By JOHN FRIEDLEIN
jfriedlein@thenewsenterprise.com
HARDIN COUNTY — Rain dampened Shirley Ogden’s plan to haul hay Monday, so she baked a cake.
The one she pulled from her oven was of the Italian cream variety, which she has donated to various groups and sold at auctions. It was also her late husband’s favorite and therefore not always the easiest to make.
She decided to enter the one she baked Monday in the Hardin County Community Fair. That was entry day, though — with a 4 p.m. deadline.
With 15 minutes left, Ogden walked into the exhibit hall holding the cake with cream cheese frosting. And it won.
Ogden’s cake wasn’t the only best-of-show winner with a blue-ribbon story.
Near the dessert display hangs a quilt honoring this area’s most famous son.
The Lincoln Sampler, created by the Elizabethtown-based Stitchers Quilt Guild, not only won at the county fair, but it also was picked as a semifinalist in the American Quilter’s Society’s international contest next month in Nashville.
The collaborative project started when the Hardin County Public Library requested a quilt for its Abraham Lincoln exhibit with one specification — it needed to include the quote: “I was born Feb. 12, 1809, in Hardin County, Kentucky.”
Lincoln’s family lived on two farms near Hodgenville, in what was then Hardin County but is now present-day LaRue County.
The Stitchers, who studied up on Abe, began the quilt in January. All 60 members were involved, president Brenda Edwards said. “We loved doing it.”

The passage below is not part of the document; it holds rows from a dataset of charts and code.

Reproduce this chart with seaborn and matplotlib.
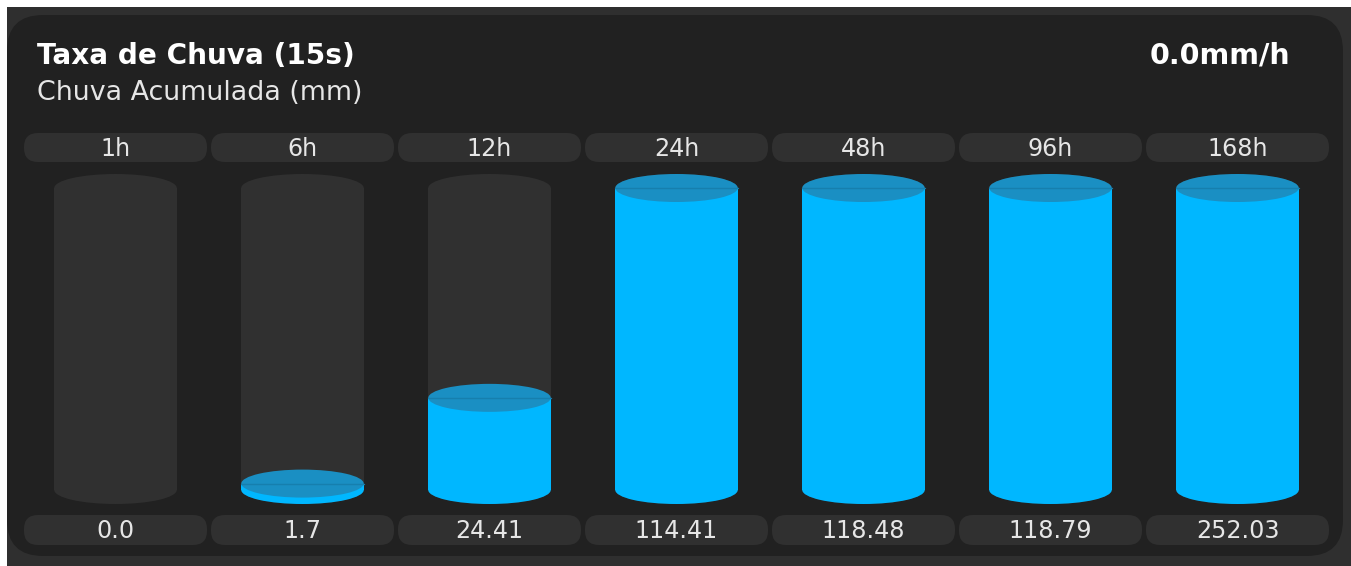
"""Rain accumulation card: cylinder gauges per period"""

import matplotlib
matplotlib.use("Agg")
import matplotlib.pyplot as plt
from matplotlib.patches import Ellipse, FancyBboxPatch, Rectangle
import numpy as np
import seaborn as sns

sns.set_style("dark")
plt.rcParams["font.family"] = ["DejaVu Sans"]

# data
PERIODS = ["1h", "6h", "12h", "24h", "48h", "96h", "168h"]
RAIN_MM = [0.0, 1.7, 24.41, 114.41, 118.48, 118.79, 252.03]
FILL_MAX = 80.0          # level at which a cylinder is drawn full
CURRENT_RATE = 0.0       # mm/h
TITLE = "Taxa de Chuva (15s)"
SUBTITLE = "Chuva Acumulada (mm)"

# colours
WHITE_EDGE = "#ffffff"
FRAME_BG = "#2f2f2f"
CARD_BG = "#212121"
TUBE_BG = "#303030"
PILL_BG = "#303030"
WATER = "#00b7ff"
WATER_TOP = "#1a8fc3"
WATER_LINE = "#167fae"
TEXT = "#e6e6e6"

W_PX, H_PX = 1351, 566
SLOT_PX = 187.0
LEFT_PX = 22.0
BASE_PX = 490.0                       # pixel row of the zero level
PX_PER_UNIT = 302.0 / FILL_MAX        # vertical pixels per mm
TUBE_W = 0.655
ELL_H = 28.0 / PX_PER_UNIT


def ypx(p):
    """pixel row (from top) -> data y"""
    return (BASE_PX - p) / PX_PER_UNIT


fig = plt.figure(figsize=(W_PX / 100, H_PX / 100), dpi=100, facecolor=WHITE_EDGE)

# frame / card in pixel space
bg = fig.add_axes([0, 0, 1, 1])
bg.set_xlim(0, W_PX)
bg.set_ylim(H_PX, 0)
bg.axis("off")
bg.add_patch(Rectangle((7, 7), W_PX, H_PX, color=FRAME_BG, lw=0))
bg.add_patch(FancyBboxPatch((7, 15), 1336, 541,
                            boxstyle="round,pad=0,rounding_size=36",
                            fc=CARD_BG, ec="none"))
bg.text(37, 64, TITLE, color="white", fontsize=20.1, fontweight="bold", va="baseline")
bg.text(37, 100, SUBTITLE, color=TEXT, fontsize=19.4, va="baseline")
bg.text(1290, 64, f"{CURRENT_RATE:.1f}mm/h", color="white", fontsize=20.5,
        fontweight="bold", va="baseline", ha="right")

# gauges in data space
ax = fig.add_axes([0, 0, 1, 1])
ax.patch.set_alpha(0)

fill = np.minimum(RAIN_MM, FILL_MAX)
sns.barplot(x=PERIODS, y=[FILL_MAX] * len(PERIODS), color=TUBE_BG, saturation=1,
            width=TUBE_W, linewidth=0, zorder=1, ax=ax)
sns.barplot(x=PERIODS, y=fill, color=WATER, saturation=1,
            width=TUBE_W, linewidth=0, zorder=2, ax=ax)

aspect = SLOT_PX / PX_PER_UNIT
for i, (v, f) in enumerate(zip(RAIN_MM, fill)):
    ax.add_patch(Ellipse((i, 0), TUBE_W, ELL_H, color=TUBE_BG, lw=0, zorder=1.5))
    ax.add_patch(Ellipse((i, FILL_MAX), TUBE_W, ELL_H, color=TUBE_BG, lw=0, zorder=1.5))
    if v > 0:
        ax.add_patch(Ellipse((i, 0), TUBE_W, ELL_H, color=WATER, lw=0, zorder=2.5))
        ax.add_patch(Ellipse((i, f), TUBE_W, ELL_H, color=WATER_TOP, lw=0, zorder=2.6))
        ax.plot([i - TUBE_W / 2, i + TUBE_W / 2], [f, f], color=WATER_LINE,
                lw=1, zorder=2.7)

    # period pill and value pill
    for top, bot, base, label in ((133, 162, 156, PERIODS[i]), (515, 545, 538, f"{v}")):
        pw = 183 / SLOT_PX
        ax.add_patch(FancyBboxPatch((i - pw / 2, ypx(bot)), pw, ypx(top) - ypx(bot),
                                    boxstyle=f"round,pad=0,rounding_size={14 / SLOT_PX}",
                                    mutation_aspect=aspect, fc=PILL_BG, ec="none",
                                    zorder=1))
        ax.text(i, ypx(base), label, color=TEXT, fontsize=17.2,
                ha="center", va="baseline", zorder=3)

ax.set_xlim(-0.5 - LEFT_PX / SLOT_PX, -0.5 + (W_PX - LEFT_PX) / SLOT_PX)
ax.set_ylim(ypx(H_PX), ypx(0))
ax.axis("off")

fig.savefig("out.png", dpi=100, facecolor=WHITE_EDGE)
plt.close(fig)
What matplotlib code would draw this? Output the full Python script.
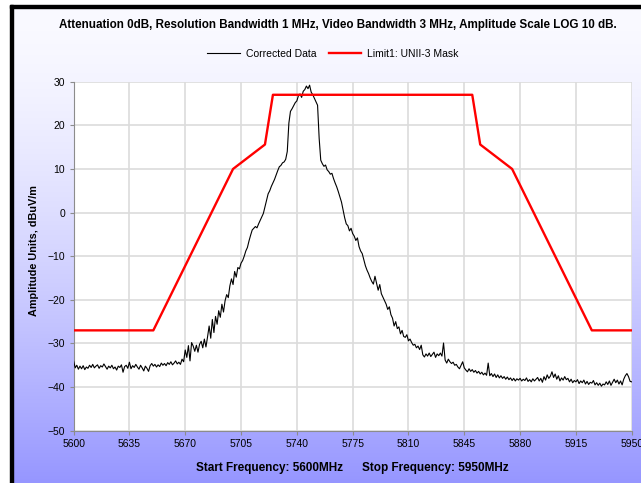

Highlighting events from Lincoln’s life, the quilt includes a log cabin, a boundary oak image from his birthplace home and his silhouette, which, Edwards pointed out, people are likely to remember from their school days when they made Presidents Day cut outs.
It also includes embroidered quotations — such as the one the library requested — that replicate Lincoln’s handwriting.
“This quilt needed to have a message,” Edwards said.
A duplicate hangs in a bicentennial birthday exhibit at the Elizabethtown library.
And it will be part of a two-year traveling Lincoln exhibit, sponsored by the American Quilter’s Society.
Besides the quilt, other best-of-show winners this year included a frilly baby dress, a Ball jar of bright peaches, an Oriental lily and an oversized head of cabbage grown from a starter cup that a plant company had passed out to a local student.
Exhibits will be on display at the fairgrounds through Saturday.
“We have some really talented people in the county,” said Martha Thomas, president of Hardin County Homemakers.
Entries in general, though, were down this year.
While there were more culinary entrants (they received free gift baskets), there were fewer in categories such as garden and fruit. Early rains delayed planting.
Plus: “People don’t want to spend $4 worth of gas to get a $2 ribbon,” Thomas said.